• _Prompt_: Pull out exactly the lines from the line containing "Recreate this image" to the line containing "The picture is", both lines included, with pictures removed from the copy.

• _Provided records_:
########

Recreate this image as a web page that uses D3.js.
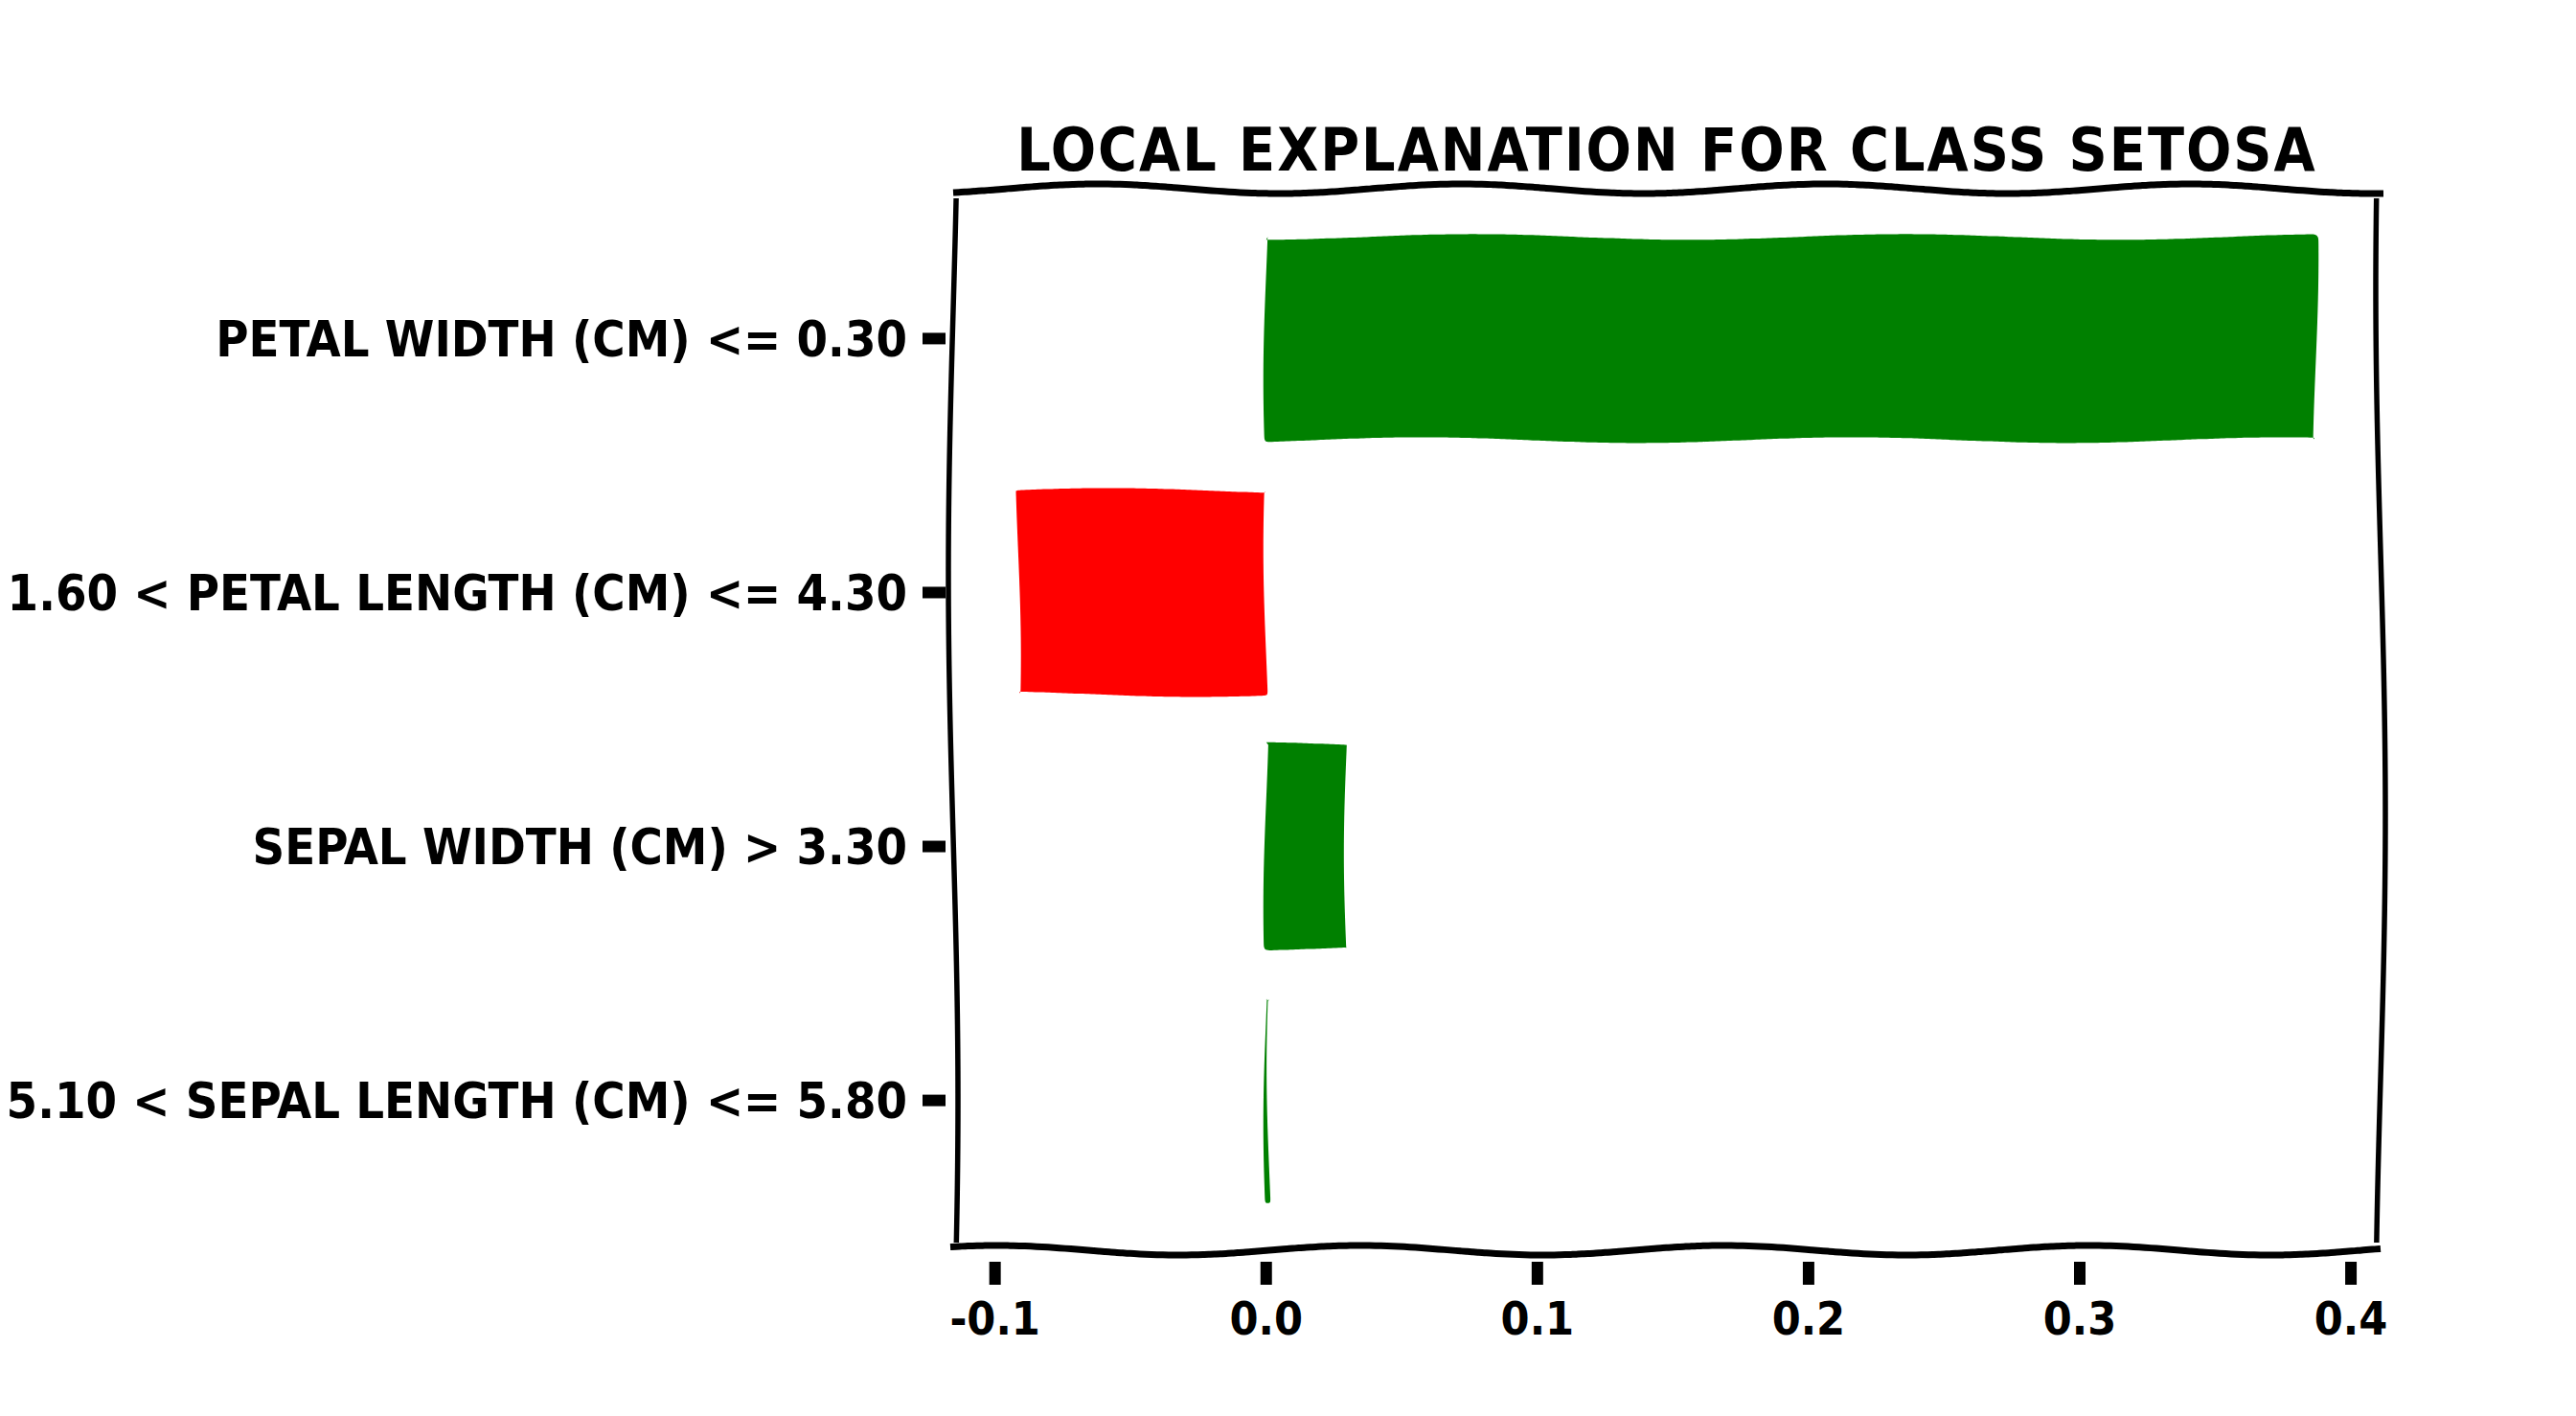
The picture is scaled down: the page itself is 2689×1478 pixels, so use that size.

########

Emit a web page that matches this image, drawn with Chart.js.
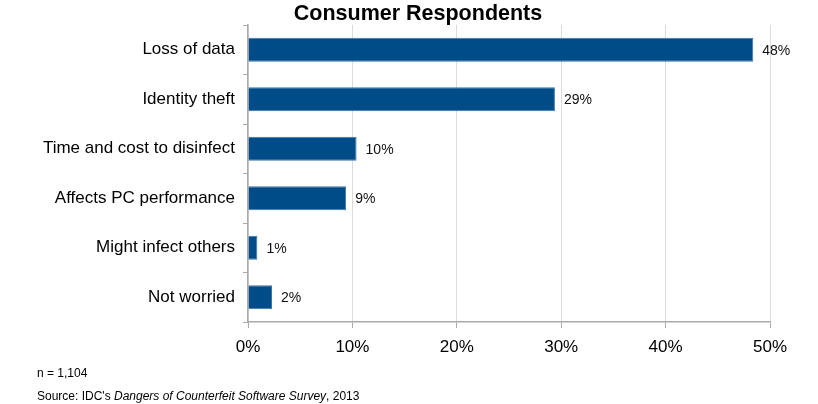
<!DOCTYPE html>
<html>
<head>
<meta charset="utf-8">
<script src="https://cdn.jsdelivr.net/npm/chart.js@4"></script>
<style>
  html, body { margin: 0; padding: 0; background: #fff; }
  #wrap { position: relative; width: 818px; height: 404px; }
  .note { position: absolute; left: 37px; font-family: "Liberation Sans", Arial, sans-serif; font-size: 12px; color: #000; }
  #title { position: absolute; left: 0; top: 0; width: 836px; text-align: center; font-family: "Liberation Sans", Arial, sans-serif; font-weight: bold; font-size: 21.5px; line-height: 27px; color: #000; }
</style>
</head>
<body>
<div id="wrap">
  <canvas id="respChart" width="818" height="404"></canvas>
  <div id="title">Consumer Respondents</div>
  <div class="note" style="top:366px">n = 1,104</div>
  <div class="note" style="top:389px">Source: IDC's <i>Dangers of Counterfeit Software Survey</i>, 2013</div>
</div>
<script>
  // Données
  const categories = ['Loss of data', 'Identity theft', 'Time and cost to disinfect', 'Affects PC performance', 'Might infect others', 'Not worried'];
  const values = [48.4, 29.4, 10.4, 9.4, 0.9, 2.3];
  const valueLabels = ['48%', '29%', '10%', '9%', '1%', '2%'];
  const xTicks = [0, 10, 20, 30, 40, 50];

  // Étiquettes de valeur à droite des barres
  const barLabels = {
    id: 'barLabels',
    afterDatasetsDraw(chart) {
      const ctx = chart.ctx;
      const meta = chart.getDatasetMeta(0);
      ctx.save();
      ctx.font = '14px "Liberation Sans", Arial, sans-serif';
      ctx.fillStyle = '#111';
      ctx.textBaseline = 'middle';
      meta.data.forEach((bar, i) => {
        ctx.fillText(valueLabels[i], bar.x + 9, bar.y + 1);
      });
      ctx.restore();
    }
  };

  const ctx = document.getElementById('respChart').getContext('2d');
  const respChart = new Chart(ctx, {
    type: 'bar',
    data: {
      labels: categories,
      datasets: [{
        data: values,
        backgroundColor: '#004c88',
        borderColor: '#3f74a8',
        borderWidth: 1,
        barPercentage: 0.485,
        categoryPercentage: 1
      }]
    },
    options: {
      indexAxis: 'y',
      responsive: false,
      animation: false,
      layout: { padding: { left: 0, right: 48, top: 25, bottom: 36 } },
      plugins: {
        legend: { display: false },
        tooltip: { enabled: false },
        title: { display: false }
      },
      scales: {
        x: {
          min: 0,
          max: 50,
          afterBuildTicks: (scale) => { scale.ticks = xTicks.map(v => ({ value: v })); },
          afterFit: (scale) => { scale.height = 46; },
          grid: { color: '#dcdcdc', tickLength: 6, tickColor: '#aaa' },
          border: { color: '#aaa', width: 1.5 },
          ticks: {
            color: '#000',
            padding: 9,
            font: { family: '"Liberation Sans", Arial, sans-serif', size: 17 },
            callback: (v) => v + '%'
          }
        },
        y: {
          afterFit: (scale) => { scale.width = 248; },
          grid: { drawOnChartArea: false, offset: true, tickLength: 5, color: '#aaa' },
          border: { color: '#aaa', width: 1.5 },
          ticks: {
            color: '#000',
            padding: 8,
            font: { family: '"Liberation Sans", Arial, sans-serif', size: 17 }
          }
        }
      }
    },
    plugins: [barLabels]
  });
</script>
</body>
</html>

########

• _Correct result_:
Recreate this image as a web page that uses D3.js.
The picture is scaled down: the page itself is 2689×1478 pixels, so use that size.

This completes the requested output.